What needs to be done |
Reproduce the listing exactly, with no pictures in your copy.

====================

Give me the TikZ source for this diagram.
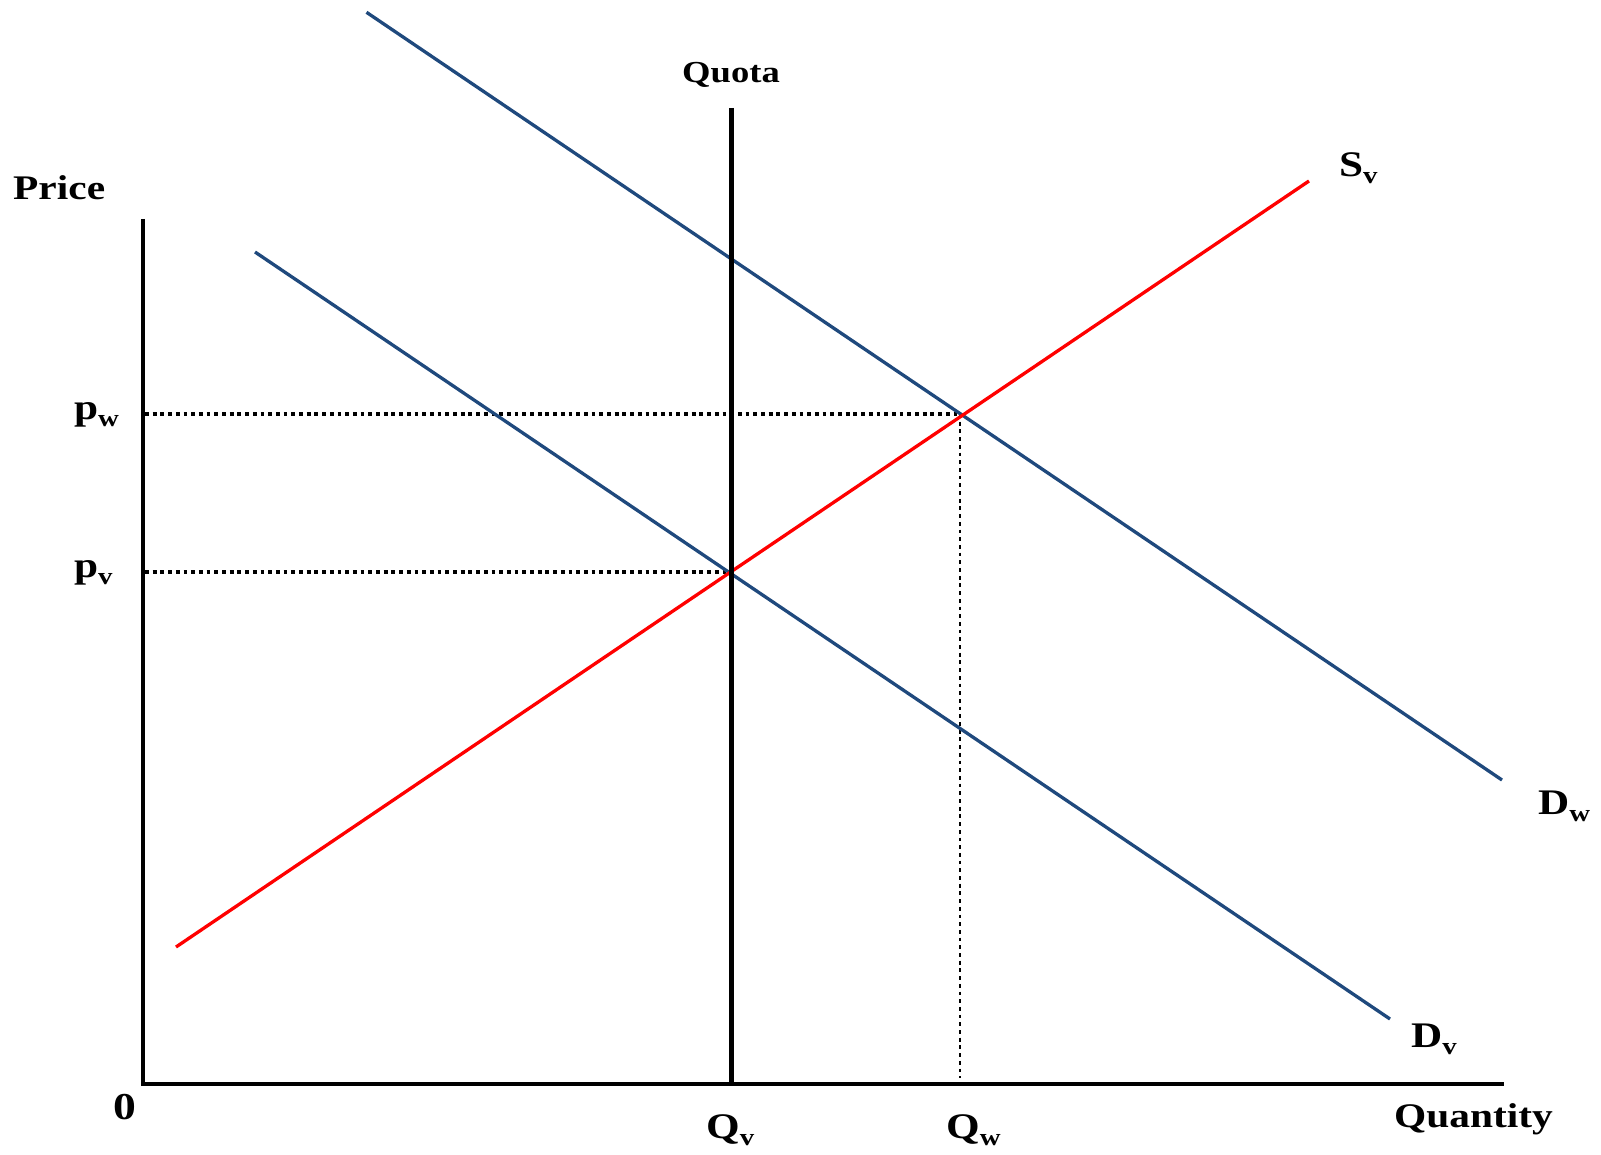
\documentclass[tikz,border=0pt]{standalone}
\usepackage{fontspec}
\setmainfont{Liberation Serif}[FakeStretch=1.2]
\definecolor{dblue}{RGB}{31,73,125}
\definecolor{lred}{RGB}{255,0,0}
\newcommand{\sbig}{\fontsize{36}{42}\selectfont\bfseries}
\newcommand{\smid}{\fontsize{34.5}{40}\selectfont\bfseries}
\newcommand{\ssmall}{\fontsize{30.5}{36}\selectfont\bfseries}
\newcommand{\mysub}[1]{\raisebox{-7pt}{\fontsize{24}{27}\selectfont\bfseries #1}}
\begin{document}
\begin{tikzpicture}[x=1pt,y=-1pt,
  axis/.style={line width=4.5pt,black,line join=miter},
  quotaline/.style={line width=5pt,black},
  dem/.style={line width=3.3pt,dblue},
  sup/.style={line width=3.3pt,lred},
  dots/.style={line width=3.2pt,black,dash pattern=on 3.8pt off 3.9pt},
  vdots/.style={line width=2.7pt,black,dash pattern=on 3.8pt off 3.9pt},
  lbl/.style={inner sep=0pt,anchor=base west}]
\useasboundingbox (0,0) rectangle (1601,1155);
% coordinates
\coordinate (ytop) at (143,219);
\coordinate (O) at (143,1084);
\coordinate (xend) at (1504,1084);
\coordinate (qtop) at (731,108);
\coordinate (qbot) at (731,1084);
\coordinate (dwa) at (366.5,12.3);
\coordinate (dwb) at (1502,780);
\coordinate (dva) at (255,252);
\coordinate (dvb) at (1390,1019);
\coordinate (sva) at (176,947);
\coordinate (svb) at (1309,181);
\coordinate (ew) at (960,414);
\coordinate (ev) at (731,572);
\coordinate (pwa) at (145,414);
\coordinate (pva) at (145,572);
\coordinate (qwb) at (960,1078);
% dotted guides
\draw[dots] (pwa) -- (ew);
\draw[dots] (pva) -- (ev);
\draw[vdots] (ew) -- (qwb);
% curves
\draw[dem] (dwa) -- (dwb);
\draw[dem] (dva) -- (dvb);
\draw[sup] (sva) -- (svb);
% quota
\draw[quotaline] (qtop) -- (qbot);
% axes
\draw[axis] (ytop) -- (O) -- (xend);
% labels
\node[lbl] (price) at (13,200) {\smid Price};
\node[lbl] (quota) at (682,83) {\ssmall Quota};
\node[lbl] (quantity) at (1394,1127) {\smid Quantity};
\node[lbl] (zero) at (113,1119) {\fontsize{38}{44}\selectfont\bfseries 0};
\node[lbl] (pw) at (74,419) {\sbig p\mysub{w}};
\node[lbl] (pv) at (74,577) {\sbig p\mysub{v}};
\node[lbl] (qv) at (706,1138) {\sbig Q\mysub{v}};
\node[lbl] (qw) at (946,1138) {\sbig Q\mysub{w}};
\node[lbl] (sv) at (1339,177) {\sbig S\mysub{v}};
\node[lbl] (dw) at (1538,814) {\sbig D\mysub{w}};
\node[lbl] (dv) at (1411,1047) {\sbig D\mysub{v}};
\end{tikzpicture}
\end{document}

====================

Solution for this task |
Give me the TikZ source for this diagram.
\documentclass[tikz,border=0pt]{standalone}
\usepackage{fontspec}
\setmainfont{Liberation Serif}[FakeStretch=1.2]
\definecolor{dblue}{RGB}{31,73,125}
\definecolor{lred}{RGB}{255,0,0}
\newcommand{\sbig}{\fontsize{36}{42}\selectfont\bfseries}
\newcommand{\smid}{\fontsize{34.5}{40}\selectfont\bfseries}
\newcommand{\ssmall}{\fontsize{30.5}{36}\selectfont\bfseries}
\newcommand{\mysub}[1]{\raisebox{-7pt}{\fontsize{24}{27}\selectfont\bfseries #1}}
\begin{document}
\begin{tikzpicture}[x=1pt,y=-1pt,
  axis/.style={line width=4.5pt,black,line join=miter},
  quotaline/.style={line width=5pt,black},
  dem/.style={line width=3.3pt,dblue},
  sup/.style={line width=3.3pt,lred},
  dots/.style={line width=3.2pt,black,dash pattern=on 3.8pt off 3.9pt},
  vdots/.style={line width=2.7pt,black,dash pattern=on 3.8pt off 3.9pt},
  lbl/.style={inner sep=0pt,anchor=base west}]
\useasboundingbox (0,0) rectangle (1601,1155);
% coordinates
\coordinate (ytop) at (143,219);
\coordinate (O) at (143,1084);
\coordinate (xend) at (1504,1084);
\coordinate (qtop) at (731,108);
\coordinate (qbot) at (731,1084);
\coordinate (dwa) at (366.5,12.3);
\coordinate (dwb) at (1502,780);
\coordinate (dva) at (255,252);
\coordinate (dvb) at (1390,1019);
\coordinate (sva) at (176,947);
\coordinate (svb) at (1309,181);
\coordinate (ew) at (960,414);
\coordinate (ev) at (731,572);
\coordinate (pwa) at (145,414);
\coordinate (pva) at (145,572);
\coordinate (qwb) at (960,1078);
% dotted guides
\draw[dots] (pwa) -- (ew);
\draw[dots] (pva) -- (ev);
\draw[vdots] (ew) -- (qwb);
% curves
\draw[dem] (dwa) -- (dwb);
\draw[dem] (dva) -- (dvb);
\draw[sup] (sva) -- (svb);
% quota
\draw[quotaline] (qtop) -- (qbot);
% axes
\draw[axis] (ytop) -- (O) -- (xend);
% labels
\node[lbl] (price) at (13,200) {\smid Price};
\node[lbl] (quota) at (682,83) {\ssmall Quota};
\node[lbl] (quantity) at (1394,1127) {\smid Quantity};
\node[lbl] (zero) at (113,1119) {\fontsize{38}{44}\selectfont\bfseries 0};
\node[lbl] (pw) at (74,419) {\sbig p\mysub{w}};
\node[lbl] (pv) at (74,577) {\sbig p\mysub{v}};
\node[lbl] (qv) at (706,1138) {\sbig Q\mysub{v}};
\node[lbl] (qw) at (946,1138) {\sbig Q\mysub{w}};
\node[lbl] (sv) at (1339,177) {\sbig S\mysub{v}};
\node[lbl] (dw) at (1538,814) {\sbig D\mysub{w}};
\node[lbl] (dv) at (1411,1047) {\sbig D\mysub{v}};
\end{tikzpicture}
\end{document}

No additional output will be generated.